Willimantic, Conn. - This past May, six Eastern education students traveled to London, England, on a 10-day "global field course" to learn about the British education system. During their stay, students visited six primary, secondary and special needs schools in the diverse, inner-city areas of East London.
"This trip provided our education students with an additional internship opportunity preparatory to completing their certification programs," said faculty advisor and Education Professor Catherine Tannahill. "These East London schools are very successful in educating diverse populations ranging from second language learners to new immigrants and special needs students."

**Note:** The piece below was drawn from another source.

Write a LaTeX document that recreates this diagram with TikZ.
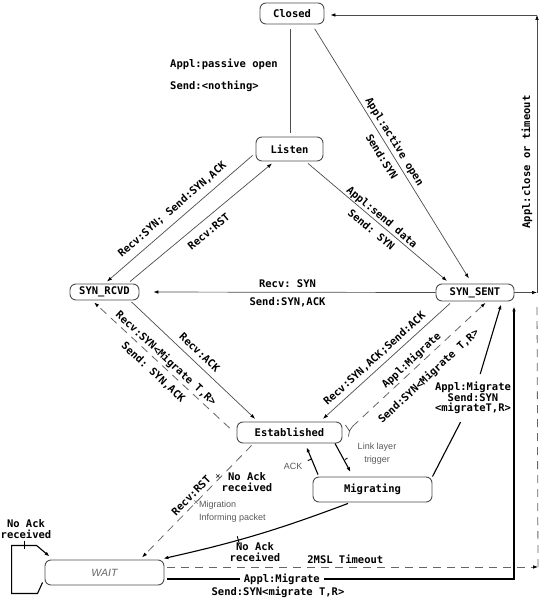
\documentclass[tikz,border=0pt]{standalone}
\usepackage{fontspec}
\setmainfont{Liberation Sans}
\setmonofont{DejaVu Sans Mono}
\usepackage{tikz}
\usetikzlibrary{positioning}
\usetikzlibrary{arrows.meta}
\usetikzlibrary{decorations.markings}

\tikzset{
stbox/.style={draw=black!70, line width=0.9pt, rounded corners=6pt, inner sep=0pt, font=\ttfamily\bfseries\fontsize{10.5}{11}\selectfont},
lbl/.style={font=\ttfamily\bfseries\fontsize{10.5}{10.5}\selectfont, inner sep=1pt, align=center},
elbl/.style={lbl, text height=8pt, text depth=2pt},
note/.style={font=\fontsize{9}{13}\selectfont, text=black!65, inner sep=0pt, align=left},
thinline/.style={draw=black!70, line width=0.7pt},
thickline/.style={draw=black, line width=1.1pt},
dashline/.style={draw=black!60, line width=0.8pt, dash pattern=on 8pt off 6pt},
tickmark/.style={postaction={decorate, decoration={markings, mark=at position #1 with {\draw[-, solid, black, line width=0.9pt] (0,-4) -- (0,4);}}}},
tickmark/.default=0.5
}

\begin{document}
\begin{tikzpicture}[x=1pt, y=-1pt, >={Latex[length=5pt,width=3.6pt,color=black]}]

\useasboundingbox (0,0) rectangle (549,601);

% states
\node[stbox, minimum width=64pt, minimum height=21pt] (closed) at (292,13.5) {Closed};
\node[stbox, minimum width=67pt, minimum height=24pt] (listen) at (289.5,149) {Listen};
\node[stbox, minimum width=69pt, minimum height=16pt] (synrcvd) at (104.5,292) {SYN\_RCVD};
\node[stbox, minimum width=78pt, minimum height=17pt] (synsent) at (475,292.5) {SYN\_SENT};
\node[stbox, minimum width=105pt, minimum height=21pt] (established) at (289.5,432.5) {Established};
\node[stbox, minimum width=119pt, minimum height=25pt] (migrating) at (372.5,489.5) {Migrating};
\node[stbox, minimum width=119pt, minimum height=25pt, font=\itshape\fontsize{10.5}{12}\selectfont, text=black!60] (wait) at (104.5,572.5) {WAIT};

\coordinate (cornertr) at (537,15);
\coordinate (cornerbr) at (537,292.5);
\coordinate (cornerdash) at (538,567);
\coordinate (cornerbm) at (514,579);

% top part
\draw[thinline, shorten <=5pt, shorten >=4pt] ([shift={(-2,0)}]closed.south) -- ([shift={(0.5,0)}]listen.north);
\node[lbl, anchor=west] (passive) at (169,64) {Appl:passive open};
\node[lbl, anchor=west] (nothing) at (169,86) {Send:<nothing>};

\draw[thinline, ->, shorten <=5pt, shorten >=6pt] ([shift={(20,0)}]closed.south) -- node[elbl, sloped, above=1.8pt, pos=0.47] (actopen) {Appl:active open} node[elbl, sloped, below=4.6pt, pos=0.49] (actsyn) {Send:SYN} ([shift={(-3,0)}]synsent.north);

\draw[thinline, ->, shorten >=4pt] ([shift={(18.5,2)}]listen.south) -- node[elbl, sloped, above=0pt, pos=0.49] (senddata) {Appl:send data} node[elbl, sloped, below=4pt, pos=0.49] (sendsyn) {Send: SYN} ([shift={(-25,0)}]synsent.north);

\draw[thinline, ->] ([shift={(-3,-6)}]listen.south west) -- node[elbl, sloped, above=5pt] (synack) {Recv:SYN; Send:SYN,ACK} ([shift={(2.5,-2)}]synrcvd.north);

\draw[thinline, ->] ([shift={(25.5,-2)}]synrcvd.north) -- node[elbl, sloped, below=6.5pt] (rst) {Recv:RST} ([shift={(-17.5,2)}]listen.south);

\draw[thinline, ->, shorten >=14pt] (synsent.west) -- node[elbl, above=1pt] (recvsyn) {Recv: SYN} node[elbl, below=4pt] (sendsynack) {Send:SYN,ACK} (synrcvd.east);

% close or timeout
\draw[thinline, ->] (synsent.east) -- (cornerbr);
\draw[thinline, ->] (cornerbr) -- (cornertr);
\draw[thinline, ->, shorten >=6pt] (cornertr) -- ([shift={(0,1.5)}]closed.east);
\node[lbl, rotate=90] (closelbl) at (527,162) {Appl:close or timeout};

% middle part
\draw[thinline, ->, shorten <=2pt, shorten >=4pt] ([shift={(25.5,0)}]synrcvd.south) -- node[elbl, sloped, above=3pt, pos=0.49] (recvack) {Recv:ACK} ([shift={(-31.5,0)}]established.north);

\draw[dashline, ->, shorten >=3pt] ([shift={(-7,-4.5)}]established.west) -- node[elbl, sloped, above=1pt] (recvmig) {Recv:SYN<Migrate T,R>} node[elbl, sloped, below=5pt] (sendsa) {Send: SYN,ACK} ([shift={(-12.5,0)}]synrcvd.south);

\draw[thinline, ->, shorten >=4pt] ([shift={(-25,2)}]synsent.south) -- node[elbl, sloped, above=3pt, pos=0.53] (synackack) {Recv:SYN,ACK;Send:ACK} ([shift={(30.5,0)}]established.north);

\draw[dashline, ->, shorten >=2pt] ([shift={(10,-6)}]established.east) -- node[elbl, sloped, above=1.5pt, pos=0.48] (applmig) {Appl:Migrate} node[elbl, sloped, below=9pt, pos=0.49] (sendmig) {Send:SYN<Migrate T,R>} ([shift={(12,0)}]synsent.south);
\draw[thinline] ([shift={(3,-7.5)}]established.east) -- ([shift={(7,-1.5)}]established.east) -- ([shift={(10,-6)}]established.east);
\draw[thinline] ([shift={(7,-1.5)}]established.east) -- ([shift={(6,4)}]established.east);

\node[lbl, inner ysep=8pt, inner xsep=0pt] (migsyn) at (473,398) {Appl:Migrate\\Send:SYN\\<migrateT,R>};
\draw[thickline] (migrating.north east) -- (migsyn);
\draw[thickline, ->, shorten >=3pt] (migsyn) -- ([shift={(27,0)}]synsent.south);

% established <-> migrating
\draw[thickline, ->, tickmark=0.5, shorten >=5pt] ([shift={(45.5,0)}]established.south) -- ([shift={(-19.5,0)}]migrating.north);
\node[note, align=center] (linktrig) at (377,454) {Link layer\\trigger};

\draw[thickline, ->, tickmark=0.5, shorten >=4pt] ([shift={(-54.5,-2)}]migrating.north) -- ([shift={(15.5,0)}]established.south);
\node[note] (ackl) at (293,466) {ACK};

% to WAIT
\draw[dashline, ->, shorten >=3pt] ([shift={(15,2)}]established.south west) -- node[elbl, sloped, above=1pt, pos=0.49] (recvrst) {Recv:RST} ([shift={(35.5,0)}]wait.north);
\node[note, text=black] (xone) at (218,477) {×};
\node[lbl] (noackone) at (247,482) {No Ack\\received};
\node[note] (xtwo) at (196,503) {×};
\node[note, anchor=west] (miginf) at (199,511.5) {Migration\\Informing packet};

\draw[thickline, ->, tickmark=0.6] ([shift={(-24.5,1)}]migrating.south) to[bend left=4] ([shift={(-1,-1)}]wait.north east);
\node[lbl] (noacktwo) at (255,552) {No Ack\\received};

\draw[thickline, ->, tickmark=0.77] ([shift={(-2,-3)}]wait.south west) --++(-5,11) --++(-26,0) --++(0,-48) --++(25,0) --++(13,11);
\node[lbl] (noackthree) at (26,529) {No Ack\\received};

% bottom part
\draw[dashline, ->] ([shift={(3,-5.5)}]wait.east) -- node[elbl, above=0pt, pos=0.48] (msl) {2MSL Timeout} (cornerdash);
\draw[dashline] (cornerdash) -- ([shift={(0,10)}]cornerbr);

\draw[thickline, ->, shorten >=5pt] ([shift={(3,6.5)}]wait.east) -- node[lbl, fill=white, inner xsep=4pt, pos=0.33] (bmig) {Appl:Migrate} (cornerbm) -- ([shift={(39,0)}]synsent.south);
\node[lbl] (bsend) at (278,592) {Send:SYN<migrate T,R>};

\end{tikzpicture}
\end{document}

During their experience, Eastern students observed and interacted with British students; attended presentations and interviews with school administrators from the British education system; worked with high poverty, second language learners; and met with British teachers and student-teachers, discussing teaching strategies and challenges.
"This trip was an invaluable learning experience for me. It was interesting to see how England, a country that on the surface seems so similar to our own, handles education," said Molly Gosselin '14, an English major from East Hartford. "I'm grateful I was able to share my own experiences with British educators and, in turn, take new knowledge and experiences back with me."
Among the schools visited were Bygrove Primary School and Sandringham Primary School, the Phoenix Primary and Secondary School, St Helens Catholic Primary School and Gallions Primary. Some students also visited St. Paul's Secondary School and Morpeth Secondary School.